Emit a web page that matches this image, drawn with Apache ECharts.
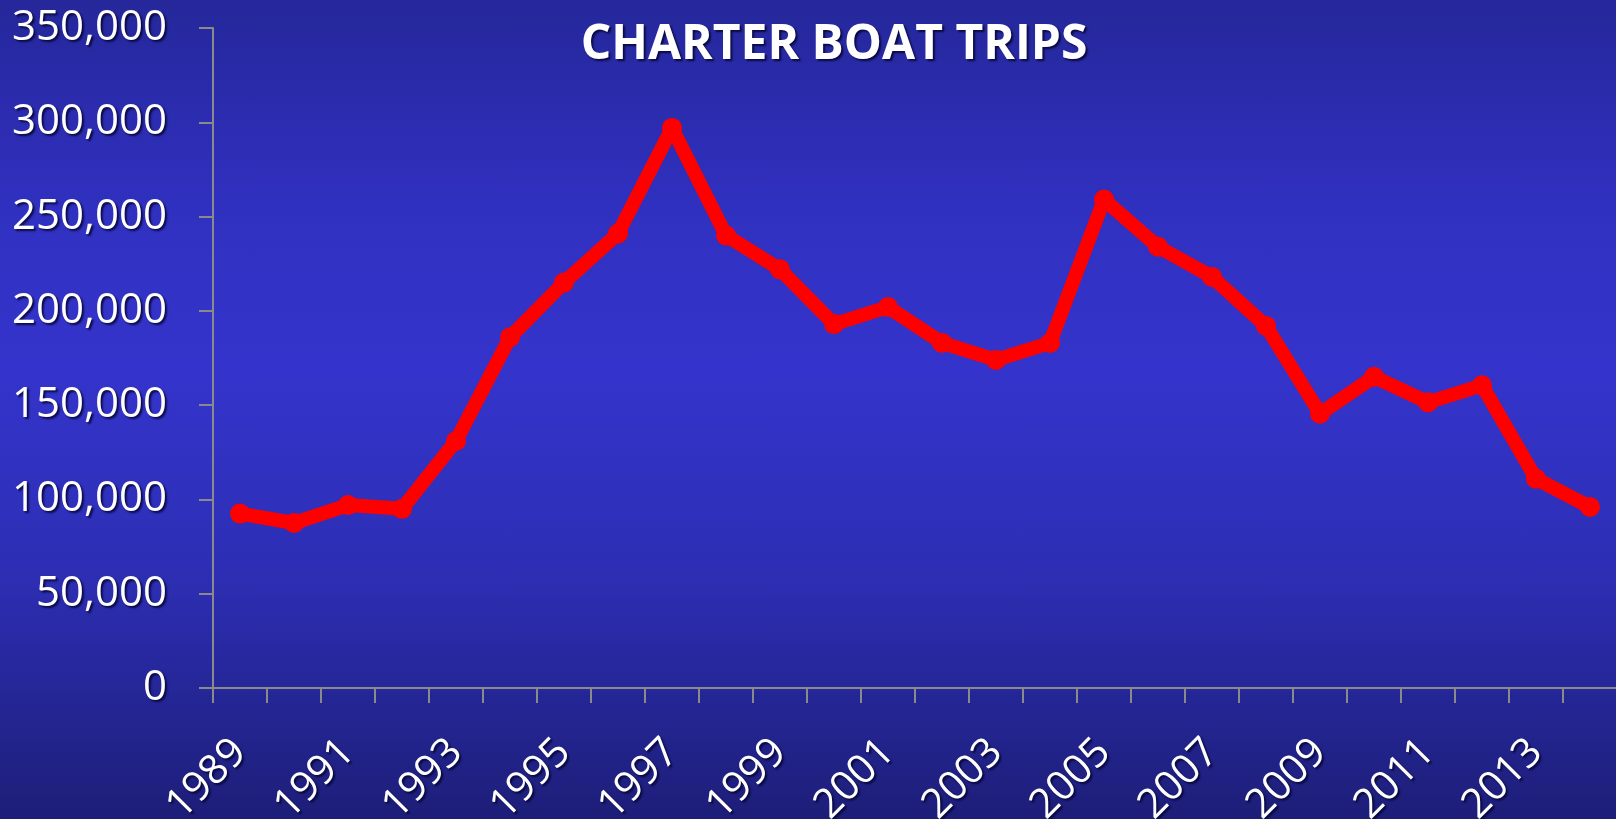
<!DOCTYPE html>
<html>
<head>
<meta charset="utf-8">
<script src="https://cdn.jsdelivr.net/npm/echarts@6/dist/echarts.min.js"></script>
<style>
  html, body { margin: 0; padding: 0; width: 1616px; height: 819px; overflow: hidden; }
  #chart {
    width: 1616px; height: 819px;
    background: linear-gradient(to bottom, #25279a 0%, #3030c0 25%, #3434cc 45%, #2d2eb4 70%, #1d1e78 100%);
  }
</style>
</head>
<body>
<div id="chart"></div>
<script>
const years = ['1989','1990','1991','1992','1993','1994','1995','1996','1997','1998','1999','2000','2001',
               '2002','2003','2004','2005','2006','2007','2008','2009','2010','2011','2012','2013','2014'];
const trips = [92500, 87500, 97000, 95000, 131000, 186000, 215000, 241000, 297000, 240000, 222000, 193000, 202000,
               183000, 174000, 183000, 259000, 234000, 218000, 192000, 145500, 165000, 151500, 160500, 111000, 96000];
const titleText = 'CHARTER BOAT TRIPS';
const yMin = 0, yMax = 350000, yStep = 50000;

const FONT = '"Open Sans", "Noto Sans", sans-serif';
const shadow = { textShadowColor: 'rgba(5,5,50,0.85)', textShadowBlur: 2, textShadowOffsetX: 2, textShadowOffsetY: 2 };

const chart = echarts.init(document.getElementById('chart'), null, { renderer: 'canvas' });
chart.setOption({
  backgroundColor: 'transparent',
  animation: false,
  title: {
    text: titleText,
    left: 829,
    textAlign: 'center',
    top: 11,
    textStyle: Object.assign({ color: '#ffffff', fontFamily: FONT, fontWeight: 'bold', fontSize: 48, lineHeight: 58 }, shadow)
  },
  grid: { left: 213, right: -1, top: 28, bottom: 131, containLabel: false, outerBoundsMode: 'none' },
  xAxis: {
    type: 'category',
    data: years,
    boundaryGap: true,
    axisLine: { lineStyle: { color: '#8a8a8a', width: 2 } },
    axisTick: { show: true, interval: 0, length: 15, lineStyle: { color: '#8a8a8a', width: 2 } },
    axisLabel: Object.assign({
      interval: 1, rotate: 45, margin: 58,
      color: '#ffffff', fontFamily: FONT, fontSize: 41
    }, shadow),
    splitLine: { show: false }
  },
  yAxis: {
    type: 'value',
    min: yMin, max: yMax, interval: yStep,
    axisLine: { show: true, lineStyle: { color: '#8a8a8a', width: 2 } },
    axisTick: { show: true, length: 14, lineStyle: { color: '#8a8a8a', width: 2 } },
    axisLabel: Object.assign({
      margin: 46,
      color: '#ffffff', fontFamily: FONT, fontSize: 42,
      formatter: v => v.toLocaleString('en-US')
    }, shadow),
    splitLine: { show: false }
  },
  series: [{
    type: 'line',
    data: trips,
    symbol: 'circle',
    symbolSize: 20,
    lineStyle: { color: '#ff0000', width: 14, join: 'round', cap: 'round' },
    itemStyle: { color: '#ff0000' },
    z: 3
  }]
});
</script>
</body>
</html>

### SET TASK
Would you return the data exactly as written, without the pictures?

### THE REPLY
Emit a web page that matches this image, drawn with Apache ECharts.
<!DOCTYPE html>
<html>
<head>
<meta charset="utf-8">
<script src="https://cdn.jsdelivr.net/npm/echarts@6/dist/echarts.min.js"></script>
<style>
  html, body { margin: 0; padding: 0; width: 1616px; height: 819px; overflow: hidden; }
  #chart {
    width: 1616px; height: 819px;
    background: linear-gradient(to bottom, #25279a 0%, #3030c0 25%, #3434cc 45%, #2d2eb4 70%, #1d1e78 100%);
  }
</style>
</head>
<body>
<div id="chart"></div>
<script>
const years = ['1989','1990','1991','1992','1993','1994','1995','1996','1997','1998','1999','2000','2001',
               '2002','2003','2004','2005','2006','2007','2008','2009','2010','2011','2012','2013','2014'];
const trips = [92500, 87500, 97000, 95000, 131000, 186000, 215000, 241000, 297000, 240000, 222000, 193000, 202000,
               183000, 174000, 183000, 259000, 234000, 218000, 192000, 145500, 165000, 151500, 160500, 111000, 96000];
const titleText = 'CHARTER BOAT TRIPS';
const yMin = 0, yMax = 350000, yStep = 50000;

const FONT = '"Open Sans", "Noto Sans", sans-serif';
const shadow = { textShadowColor: 'rgba(5,5,50,0.85)', textShadowBlur: 2, textShadowOffsetX: 2, textShadowOffsetY: 2 };

const chart = echarts.init(document.getElementById('chart'), null, { renderer: 'canvas' });
chart.setOption({
  backgroundColor: 'transparent',
  animation: false,
  title: {
    text: titleText,
    left: 829,
    textAlign: 'center',
    top: 11,
    textStyle: Object.assign({ color: '#ffffff', fontFamily: FONT, fontWeight: 'bold', fontSize: 48, lineHeight: 58 }, shadow)
  },
  grid: { left: 213, right: -1, top: 28, bottom: 131, containLabel: false, outerBoundsMode: 'none' },
  xAxis: {
    type: 'category',
    data: years,
    boundaryGap: true,
    axisLine: { lineStyle: { color: '#8a8a8a', width: 2 } },
    axisTick: { show: true, interval: 0, length: 15, lineStyle: { color: '#8a8a8a', width: 2 } },
    axisLabel: Object.assign({
      interval: 1, rotate: 45, margin: 58,
      color: '#ffffff', fontFamily: FONT, fontSize: 41
    }, shadow),
    splitLine: { show: false }
  },
  yAxis: {
    type: 'value',
    min: yMin, max: yMax, interval: yStep,
    axisLine: { show: true, lineStyle: { color: '#8a8a8a', width: 2 } },
    axisTick: { show: true, length: 14, lineStyle: { color: '#8a8a8a', width: 2 } },
    axisLabel: Object.assign({
      margin: 46,
      color: '#ffffff', fontFamily: FONT, fontSize: 42,
      formatter: v => v.toLocaleString('en-US')
    }, shadow),
    splitLine: { show: false }
  },
  series: [{
    type: 'line',
    data: trips,
    symbol: 'circle',
    symbolSize: 20,
    lineStyle: { color: '#ff0000', width: 14, join: 'round', cap: 'round' },
    itemStyle: { color: '#ff0000' },
    z: 3
  }]
});
</script>
</body>
</html>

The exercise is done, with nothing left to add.